Unfortunately, in 1965, the hospital was denied accreditation when a baby was burned due to a defective incubator. The hospital closed on April 1, 1966 due to its inadequacies and also due to increases in deficits of more than $300,000 and to the fact that two separate hospitals owned by the city was not cost-effective. During the next years, the city tried to sell the property but failed. In the 1970s, it served as a temporary office space providing food and shelter to poor people. In 1973, it was used by the Goodwill Company as an office for a drug and alcohol rehabilitation program. In 1982, it was sold to a private developer, which renovated it in 1984 but only to be closed again in 1986 due to asbestos contamination.

=== Renovation ===
After closing its doors in 1966, doctors and patients were transferred to Mound Park Hospital. The transition was not easy for the city of St. Petersburg. Mound Park started accepting black patients in 1964, but the black community still preferred Mercy Hospital because it was in the center of their community and was what they were comfortable with. In 1998, the facility was purchased back by the city due to a lack of redevelopment and more and more deterioration for $142,000. It was later leased to Community Health Centers of Pinellas, Inc. Renovations were made to Mercy Hospital and in 2004, the Johnnie Ruth Clarke Health Center was added to the site and patients still actively seek medical help there today.
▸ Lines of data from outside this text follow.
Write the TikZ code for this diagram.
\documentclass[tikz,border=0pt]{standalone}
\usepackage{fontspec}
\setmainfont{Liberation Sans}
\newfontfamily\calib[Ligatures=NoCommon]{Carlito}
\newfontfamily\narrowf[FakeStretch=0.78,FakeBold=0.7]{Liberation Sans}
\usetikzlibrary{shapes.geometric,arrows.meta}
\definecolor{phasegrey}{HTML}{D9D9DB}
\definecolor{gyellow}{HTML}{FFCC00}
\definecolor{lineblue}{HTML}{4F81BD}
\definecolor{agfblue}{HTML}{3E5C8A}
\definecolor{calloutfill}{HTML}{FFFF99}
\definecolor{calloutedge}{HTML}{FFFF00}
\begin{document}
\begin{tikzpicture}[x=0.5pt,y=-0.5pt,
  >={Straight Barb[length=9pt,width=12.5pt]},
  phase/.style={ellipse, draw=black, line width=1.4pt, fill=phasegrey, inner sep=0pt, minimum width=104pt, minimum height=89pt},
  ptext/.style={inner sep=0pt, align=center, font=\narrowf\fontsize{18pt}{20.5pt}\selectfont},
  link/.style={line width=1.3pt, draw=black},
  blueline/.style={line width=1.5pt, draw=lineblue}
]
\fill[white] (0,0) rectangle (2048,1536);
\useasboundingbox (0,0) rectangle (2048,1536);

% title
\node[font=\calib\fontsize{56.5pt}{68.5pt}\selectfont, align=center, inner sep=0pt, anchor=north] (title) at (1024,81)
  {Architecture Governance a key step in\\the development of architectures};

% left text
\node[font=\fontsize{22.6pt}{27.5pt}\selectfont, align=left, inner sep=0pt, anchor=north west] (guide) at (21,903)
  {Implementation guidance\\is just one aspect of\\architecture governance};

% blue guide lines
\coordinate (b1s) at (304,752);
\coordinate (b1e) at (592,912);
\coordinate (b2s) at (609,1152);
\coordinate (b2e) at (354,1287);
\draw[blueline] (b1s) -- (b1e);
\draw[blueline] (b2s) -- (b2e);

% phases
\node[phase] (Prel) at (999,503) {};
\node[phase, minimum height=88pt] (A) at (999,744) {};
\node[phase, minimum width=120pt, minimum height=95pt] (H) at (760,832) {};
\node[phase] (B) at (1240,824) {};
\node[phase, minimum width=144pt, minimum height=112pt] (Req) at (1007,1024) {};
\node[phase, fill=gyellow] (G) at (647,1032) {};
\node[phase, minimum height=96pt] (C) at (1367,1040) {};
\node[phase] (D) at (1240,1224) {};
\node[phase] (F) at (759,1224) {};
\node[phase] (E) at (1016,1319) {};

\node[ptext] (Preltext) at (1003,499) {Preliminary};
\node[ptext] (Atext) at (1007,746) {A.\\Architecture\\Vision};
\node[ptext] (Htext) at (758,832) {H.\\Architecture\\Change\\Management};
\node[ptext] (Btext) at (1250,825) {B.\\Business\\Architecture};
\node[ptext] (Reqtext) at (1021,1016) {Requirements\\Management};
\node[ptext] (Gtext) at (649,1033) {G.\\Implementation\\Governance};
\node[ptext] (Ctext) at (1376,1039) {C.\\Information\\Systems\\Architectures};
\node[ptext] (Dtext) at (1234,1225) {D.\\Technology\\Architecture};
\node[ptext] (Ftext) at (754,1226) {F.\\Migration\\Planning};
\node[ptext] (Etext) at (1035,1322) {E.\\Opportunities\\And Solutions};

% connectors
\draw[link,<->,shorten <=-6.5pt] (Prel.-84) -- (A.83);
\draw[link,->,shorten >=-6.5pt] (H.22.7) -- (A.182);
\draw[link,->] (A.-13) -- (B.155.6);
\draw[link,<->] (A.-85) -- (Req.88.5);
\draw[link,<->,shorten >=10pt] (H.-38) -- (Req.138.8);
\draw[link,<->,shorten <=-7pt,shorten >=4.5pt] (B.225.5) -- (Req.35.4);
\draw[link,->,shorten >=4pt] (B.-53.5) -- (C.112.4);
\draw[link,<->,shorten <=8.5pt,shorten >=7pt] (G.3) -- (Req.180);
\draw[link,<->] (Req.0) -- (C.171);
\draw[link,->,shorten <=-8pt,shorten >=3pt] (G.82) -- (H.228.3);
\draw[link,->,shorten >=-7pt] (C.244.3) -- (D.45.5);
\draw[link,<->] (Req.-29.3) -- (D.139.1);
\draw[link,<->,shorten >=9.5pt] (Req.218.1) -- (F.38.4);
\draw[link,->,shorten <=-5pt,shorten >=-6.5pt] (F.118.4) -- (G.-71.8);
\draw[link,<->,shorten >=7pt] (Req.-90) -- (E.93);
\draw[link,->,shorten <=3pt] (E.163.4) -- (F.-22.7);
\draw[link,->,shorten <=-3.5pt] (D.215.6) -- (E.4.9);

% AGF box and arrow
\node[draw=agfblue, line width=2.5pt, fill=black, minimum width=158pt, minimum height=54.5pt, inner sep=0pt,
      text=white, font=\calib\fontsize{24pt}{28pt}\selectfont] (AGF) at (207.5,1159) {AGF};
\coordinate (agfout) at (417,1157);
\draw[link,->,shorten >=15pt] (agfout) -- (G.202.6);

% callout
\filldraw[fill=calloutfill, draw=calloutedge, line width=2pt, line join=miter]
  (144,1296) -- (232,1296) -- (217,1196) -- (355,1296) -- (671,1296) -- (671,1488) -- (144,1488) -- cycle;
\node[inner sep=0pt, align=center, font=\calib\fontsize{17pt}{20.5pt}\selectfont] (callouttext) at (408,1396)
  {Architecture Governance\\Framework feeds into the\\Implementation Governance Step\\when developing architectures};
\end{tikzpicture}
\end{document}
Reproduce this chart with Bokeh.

== Johnnie Ruth Clarke Health Center ==
The Johnnie Ruth Clarke Health Center was constructed on the site of Mercy Hospital as African-Americans required a top health care facility. Prior to construction, medical care was provided to Mercy Hospital patients at Community Health Centers of Pinellas' facility located at 1310 22nd Street Avenue South. This health center first opened in 1985 to provide help to the Mercy patients left without medical. The health center had exam rooms, offices, counseling centers and a lab room. It offered medical treatment as well as spiritual and emotional counseling. The hospital was named as so, to honor Dr. Johnnie Ruth Clarke, of St. Petersburg. She was the first African-American woman to receive a doctorate degree from University of Florida. She's remembered today as a distinguished educator, civil rights activist, and the leader in the fight against sickle cell anemia.

The new, state-of-the-art health center was built to serve the great need for quality healthcare. The new health center, which began construction on February 1, 2003, was built alongside and connected to the Historic Mercy Hospital. On February 2, 2004, the newly constructed hospital, named Johnnie Ruth Clarke Health Center, in honor of Dr. Johnnie Ruth Clarke, started admitting patients of all backgrounds. This 26000 sqft facility does not have hospital beds, but it gives medical services to poor people and those who have been medically underserved. It provides prenatal, obstetrical, pediatric, and dental care as well as services in internal medicine, family planning and behavioral medicine.